Evaluating Explanation Methods for Deep Learning in Computer Security

Alexander Warnecke, Daniel Arp, Christian Wressnegger, Konrad Rieck


Machine learning models have become ubiquitous in the computer security domain for tasks like malware detection, binary analysis or vulnerability detection. One drawback of these methods is, however, that their decisions are opaque and leave back the practitioner with the question “What has my model actually learned?”. This is especially true for neural networks which show great performance in many tasks but use millions of parameters in complex decision functions at the same time.

Explainable Machine Learning

In recent years, the machine learning community has developed different methods [e.g. 1-7] to uncover why neural networks classify inputs the way they do. The majority of these algorithms assign each input feature a relevance value which indicates the importance for the classification result. The following image shows a saliency map (right) that contains the relevance values for the prediction “cuckatoo” of the GoogLeNet network and thus allows a human to see which parts of the input image (left) are important [7].


Due to the availability of various explanation methods it is hard for the practitioner to choose a method, especially since the majority of them have been designed to solve image classification problems. We are among the first to analyze different neural networks proposed to solve computer security problems using techniques from explainable learning.

Comparing Explanation Methods in Security

In our experiments we find that the output of the explanation methods can differ significantly depending on the network architecture and the dataset. At the same time, it is unclear how explanations can be compared in order to decide if one method is “better” than another one. Our paper aims to tackle this problem and introduces different criteria for comparing and evaluating explanation methods in the context of computer security. We evaluate:

  • Descriptive Accuracy: Does the explanation capture the relevant features? We remove the most important features and compare the prediction score.

  • Descriptive Sparsity: Are the explanations sparse? We measure how many features are irrelevant according to the explanation method.
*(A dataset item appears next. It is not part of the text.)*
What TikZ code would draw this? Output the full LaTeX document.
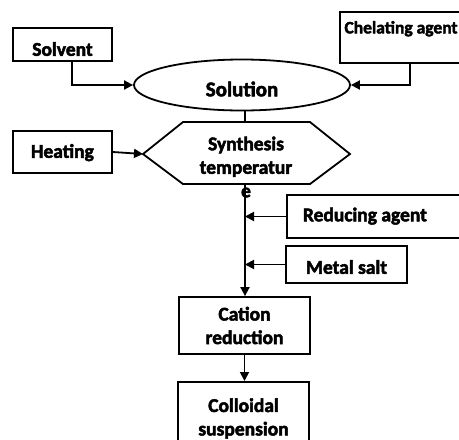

  • Completeness: Some explanation methods can not explain certain samples in a meaningful way. We explore which methods suffer from this shortcoming.

  • Stability: The generated explanations are oftentimes not deterministic. We check check the magnitude of the deviation between multiple runs.

  • Robustness: Attacks on explanation methods emerged recently [8, 9]. We discuss which methods are vulnerable to these attacks.

  • Efficiency: How long does the computation of the exlanations take? We compare the different run-times of the algorithms in detail.

We evaluate six different explanation methods on different network architectures and application domains and find that some approaches perform well for all these metrics whereas others are unsuited for the use in computer security applicaions. In general we recommend the use of white-box methods whenever access to the parameters of the model is available since these methods are highly accurate, do not suffer from incompleteness or instability and generate explanations very fast.

Take a look yourself

We hope to establish the usage of explanationable learning strategies for machine learning methods in the computer security field to judge models not only by their performance but also by the concepts they have learned. To this end we publish example explanations, code and datasets used in our paper.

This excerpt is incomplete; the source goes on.